Google & the Ajax Experiment – A Rational Look at the Problem

A few days ago I started getting page references to this site from “Google.com” in my web analytics.

Web Analytics – A tool that measures and analyzes web data such as how many visitors are going to a site, what they are viewing, what site referred or linked them to the page, and what search terms were used to find the site. Web analytics are fairly ubiquitous on the web (this isn’t a malicious big brother thing).

This wasn’t shocking, Google is the 800 pound search gorilla, but it was unusual. Typically I get more specific information about what term the user searched. I use this information to figure-out what you, my reader is coming to find. I try to provide more content based on what it seems you are looking for. The goal is to make this site fun and interesting for you… I’m not looking to shout into the void without any purpose or audience.

I started digging into the phenomenon when I found these two posts on Techmeme:

Google’s new Ajax-powered search results breaks search keyword tracking for everyone

Google AJAX Search Results = Death To Search Term Tracking?

If you want to delve into the more technical descriptions of what’s going on here, you can read those sites. I will give you a short summary of the problem and my analysis.

Basically Google is silently testing a new form of search using their Ajax technology that is basically invisible to all current analytics tools. The new form of search has some possible benefits, but they aren’t really the point of this post. What matters is that this presents a problem for web administrators like yours truly. 

I rely on that search data. I need it to be accurate and complete. Additionally, this is threatening to the whole web analytics business.

The nightmare scenario that I’ve been reading about all over the blogosphere is a Google lock-in. If this were to happen, Google would switch all of their searches to this new method rendering analytics tools obsolete because Google controls such a monstrous volume of search data:

Then, they set up a proprietary workaround that only allows Google Analytics to read Google search data (or they license the workaround to their competition). Either way, it would mean huge profits for Google, and it would cripple all of Google’s web analytics competition. It is a legitimately scary scenario.
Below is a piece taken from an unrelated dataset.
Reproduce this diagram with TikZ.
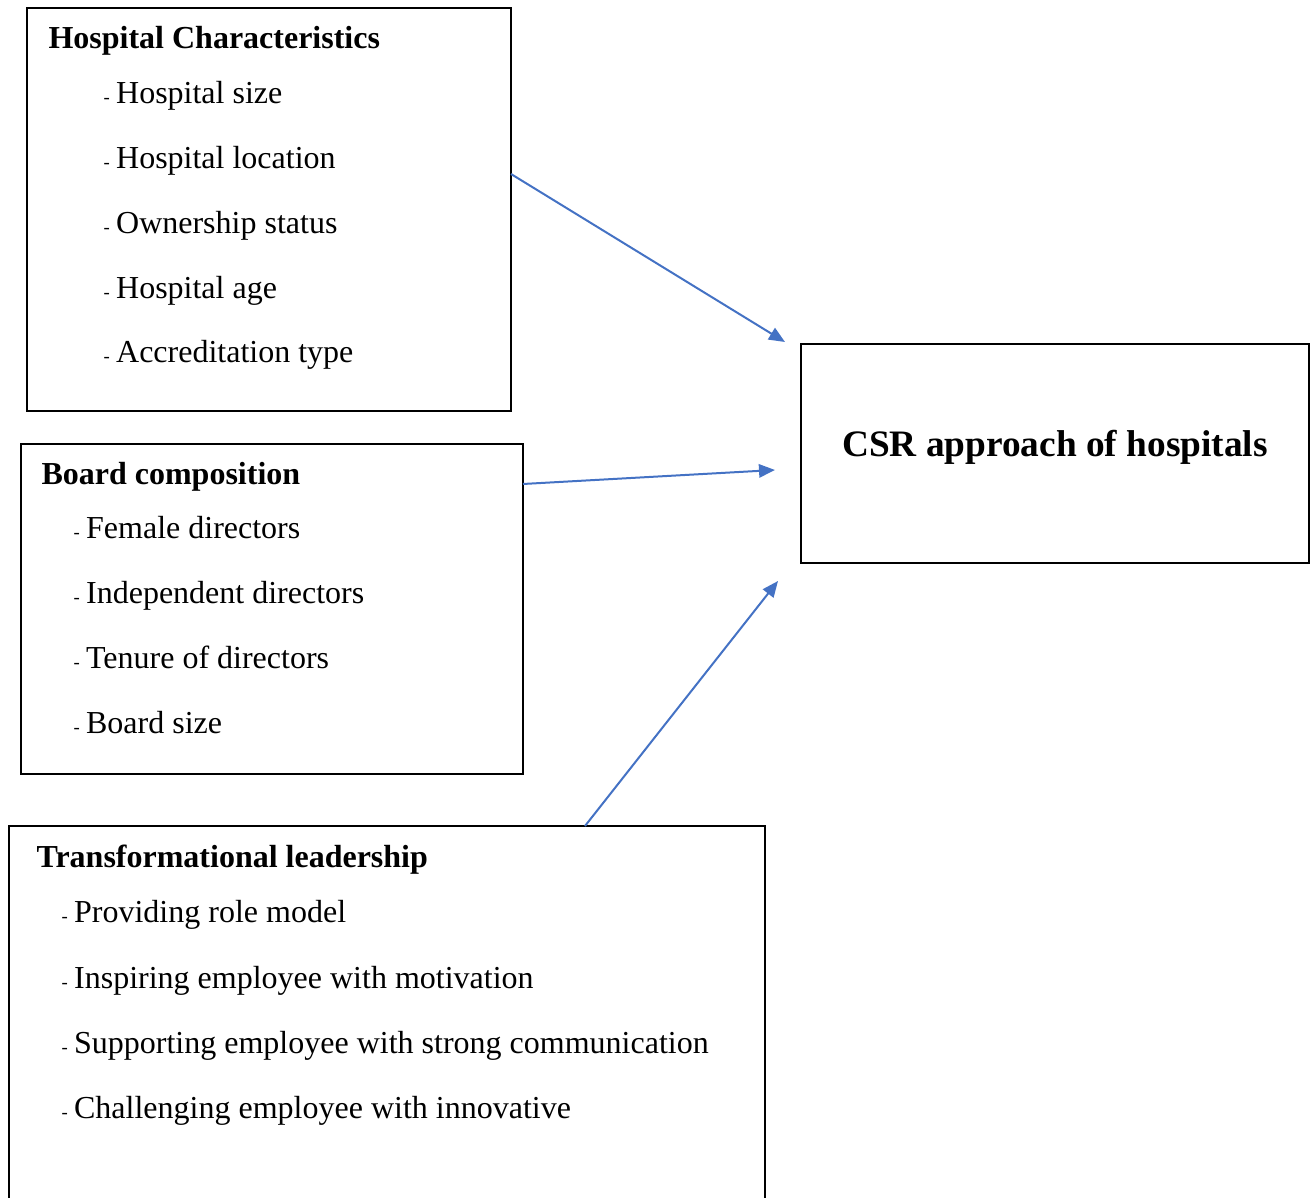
\documentclass[tikz,border=0pt]{standalone}
\usepackage{fontspec}
\setmainfont{Liberation Serif}
\usetikzlibrary{positioning, arrows.meta}

\definecolor{arrowblue}{RGB}{68,114,196}
\newcommand{\pxu}{0.375pt}
\newcommand{\bullt}{{\fontsize{7}{7}\selectfont -}\hspace{2.4pt}}

\begin{document}
\begin{tikzpicture}[
    x=0.375pt, y=-0.375pt,
    factor/.style={rectangle, draw, line width=0.75pt, inner sep=0pt, outer sep=0pt, anchor=north west},
    heading/.style={anchor=base west, inner sep=0pt, font=\fontsize{12}{14}\selectfont\bfseries},
    item/.style={anchor=base west, inner sep=0pt, font=\fontsize{12}{14}\selectfont},
    arrow/.style={-{Triangle[length=6pt, width=5pt]}, line width=0.75pt, arrowblue}
]
\useasboundingbox (0,0) rectangle (1316,1198);
\clip (0,0) rectangle (1316,1198);

% Boxes
\node (hosp) [factor, minimum width=484*\pxu, minimum height=403*\pxu] at (27,8) {};
\node (board) [factor, minimum width=502*\pxu, minimum height=330*\pxu] at (21,444) {};
\node (lead) [factor, minimum width=756*\pxu, minimum height=420*\pxu] at (9,826) {};
\node (csr) [factor, minimum width=508*\pxu, minimum height=219*\pxu] at (801,344) {};

% Hospital characteristics
\node (hosptitle) [heading] at (48,49) {Hospital Characteristics};
\foreach \txt [count=\i] in {Hospital size, Hospital location, Ownership status, Hospital age, Accreditation type}
    \node (hosp\i) [item] at (103,{104+64.75*(\i-1)}) {\bullt\txt};

% Board composition
\node (boardtitle) [heading] at (41,485) {Board composition};
\foreach \txt [count=\i] in {Female directors, Independent directors, Tenure of directors, Board size}
    \node (board\i) [item] at (73,{539+65*(\i-1)}) {\bullt\txt};

% Transformational leadership
\node (leadtitle) [heading] at (36,868) {Transformational leadership};
\foreach \txt [count=\i] in {Providing role model, Inspiring employee with motivation, Supporting employee with strong communication, Challenging employee with innovative}
    \node (lead\i) [item] at (61,{923+65*(\i-1)}) {\bullt\txt};

% CSR
\node (csrtitle) [anchor=base, inner sep=0pt, font=\fontsize{14}{17}\selectfont\bfseries] at (1055,457) {CSR approach of hospitals};

% Arrows
\coordinate (in1) at (785,342);
\coordinate (in2) at (775,470);
\coordinate (in3) at (778,581);
\draw [arrow] ([yshift=35.5*\pxu]hosp.east) -- (in1);
\draw [arrow] ([yshift=125*\pxu]board.east) -- (in2);
\draw [arrow] ([xshift=198*\pxu]lead.north) -- (in3);

\end{tikzpicture}
\end{document}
Here’s the problem with the scenario. If Google did this, it would annihilate a lot of the trust that Google has built with it’s customer-base. They would completely alienate the geeks who run web sites (many of whom advocate and extensively use Google services). If they completely switch to this new Ajax search method, they would have to offer an open-source workaround for other analytics companies. Otherwise, they would quickly become a web analytics monopoly and then the federal regulators would come a knock’in. 

I am truly annoyed and disturbed by this test and it’s ramifications, but I am going to give Google the benefit of the doubt. I expect them to finish gathering whatever data they are looking to attain and either end this test, or provide a workaround for analytics companies before making a ubiquitous change to their search engine. 

If they enact the lock-in scenario, that will be the end of my Google usage. 

Google, I like your services. Please do the right thing – “Don’t be evil.”